This is the best, and most honest, hand crack in the Morros that is on legally accessible rock. I say that it is honest because you really need to know how to set solid hand and foot jams - there's no faking it like on P-Crack. For me it is both thumbs up and thumbs down jams, but it will depend on the size of your hands. My personal variation is to traverse from the top of the crack over to Out of Hangers and on up to those anchors. It is probably 5.10a to go this way and slightly run out between the routes. Now if only that crack were just a little bit longer...
By Mike Morley Administrator From: Oakland, CA Jan 23, 2005 rating: 5.10c
Traversing right to join P-Crack may be 10a, but climbing straight up to the anchor after the crack peters out (as indicated in the photo) is decidedly difficult and should be considered a very serious undertaking on lead. There is a single bolt above the crack, but the crux occurs a good 20-25' above. The crack itself is perhaps 5.9.

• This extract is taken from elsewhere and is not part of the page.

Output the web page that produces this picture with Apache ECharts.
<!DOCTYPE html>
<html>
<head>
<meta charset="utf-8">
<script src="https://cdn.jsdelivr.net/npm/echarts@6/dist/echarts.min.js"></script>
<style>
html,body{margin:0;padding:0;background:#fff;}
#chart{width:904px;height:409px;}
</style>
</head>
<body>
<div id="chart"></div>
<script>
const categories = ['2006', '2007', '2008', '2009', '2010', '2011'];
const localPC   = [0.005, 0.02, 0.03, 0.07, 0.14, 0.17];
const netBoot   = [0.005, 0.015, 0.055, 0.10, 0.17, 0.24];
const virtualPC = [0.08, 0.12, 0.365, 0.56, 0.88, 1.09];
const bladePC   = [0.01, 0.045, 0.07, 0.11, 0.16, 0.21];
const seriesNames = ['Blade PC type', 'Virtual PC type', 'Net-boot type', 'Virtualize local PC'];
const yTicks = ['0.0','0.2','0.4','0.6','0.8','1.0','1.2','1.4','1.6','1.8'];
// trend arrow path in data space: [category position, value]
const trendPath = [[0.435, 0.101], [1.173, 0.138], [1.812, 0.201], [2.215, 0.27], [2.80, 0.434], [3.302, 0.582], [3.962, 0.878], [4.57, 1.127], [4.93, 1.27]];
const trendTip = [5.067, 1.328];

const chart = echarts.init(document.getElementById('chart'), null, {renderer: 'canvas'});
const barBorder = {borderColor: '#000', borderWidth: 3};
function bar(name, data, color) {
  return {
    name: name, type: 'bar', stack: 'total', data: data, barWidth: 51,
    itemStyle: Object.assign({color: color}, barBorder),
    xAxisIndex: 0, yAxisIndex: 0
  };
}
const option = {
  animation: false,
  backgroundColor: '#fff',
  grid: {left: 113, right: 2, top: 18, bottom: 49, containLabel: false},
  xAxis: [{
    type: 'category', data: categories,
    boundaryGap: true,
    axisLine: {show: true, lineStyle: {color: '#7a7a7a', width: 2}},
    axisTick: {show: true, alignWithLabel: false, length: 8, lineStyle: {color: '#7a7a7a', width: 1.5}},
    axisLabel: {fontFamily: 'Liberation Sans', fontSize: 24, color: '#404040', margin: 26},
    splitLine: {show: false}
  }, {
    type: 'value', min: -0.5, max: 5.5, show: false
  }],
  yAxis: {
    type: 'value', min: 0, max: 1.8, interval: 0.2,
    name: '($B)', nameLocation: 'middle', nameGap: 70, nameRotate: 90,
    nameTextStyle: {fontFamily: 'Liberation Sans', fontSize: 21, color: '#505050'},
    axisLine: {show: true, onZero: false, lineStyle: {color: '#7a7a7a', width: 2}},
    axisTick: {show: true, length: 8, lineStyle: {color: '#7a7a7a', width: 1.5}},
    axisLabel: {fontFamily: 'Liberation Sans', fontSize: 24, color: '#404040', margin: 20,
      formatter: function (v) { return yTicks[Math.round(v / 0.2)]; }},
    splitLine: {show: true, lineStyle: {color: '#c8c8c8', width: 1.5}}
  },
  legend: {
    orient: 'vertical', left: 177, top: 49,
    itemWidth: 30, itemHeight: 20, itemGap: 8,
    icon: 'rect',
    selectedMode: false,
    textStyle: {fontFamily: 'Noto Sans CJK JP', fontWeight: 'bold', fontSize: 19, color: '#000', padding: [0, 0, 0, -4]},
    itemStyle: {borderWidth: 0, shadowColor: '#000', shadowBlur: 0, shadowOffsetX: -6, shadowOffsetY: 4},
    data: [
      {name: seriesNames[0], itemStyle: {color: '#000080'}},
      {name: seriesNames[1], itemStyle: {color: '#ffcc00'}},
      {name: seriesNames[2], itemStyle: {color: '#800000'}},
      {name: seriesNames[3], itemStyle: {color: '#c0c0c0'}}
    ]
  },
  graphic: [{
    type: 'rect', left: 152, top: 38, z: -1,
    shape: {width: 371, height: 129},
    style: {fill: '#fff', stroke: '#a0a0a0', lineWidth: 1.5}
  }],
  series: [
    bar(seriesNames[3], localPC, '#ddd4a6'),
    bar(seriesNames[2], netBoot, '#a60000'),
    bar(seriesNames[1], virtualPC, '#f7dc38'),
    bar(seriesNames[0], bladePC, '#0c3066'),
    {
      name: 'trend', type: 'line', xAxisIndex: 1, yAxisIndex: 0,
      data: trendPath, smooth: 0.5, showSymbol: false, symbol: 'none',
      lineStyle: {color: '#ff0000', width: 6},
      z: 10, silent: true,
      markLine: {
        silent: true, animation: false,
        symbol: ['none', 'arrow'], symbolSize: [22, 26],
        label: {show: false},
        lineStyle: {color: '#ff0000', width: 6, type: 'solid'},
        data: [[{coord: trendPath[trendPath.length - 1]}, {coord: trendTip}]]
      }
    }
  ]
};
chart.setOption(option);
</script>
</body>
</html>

Indeed, to go straight up and out of the Stool Crack is very serious climbing. A good way to go that I am fond of is to trend left after the crack ends to the "Out of Hangers" line and finish up at those anchors. This is probably .10a or so. As Mike indicates, the crack itself is straight-in, 5.9 hands. If done as described above, this is an excellent rock climb.
I felt this route to be burlesque for 5.9. While the crack itself is short, it is full value. And yes, heading straight up to the anchors after clipping the bolt would be very serious. If you popped from high enough up, you would have a one way ticket to splatterville as the slab beneath the crack is low angle.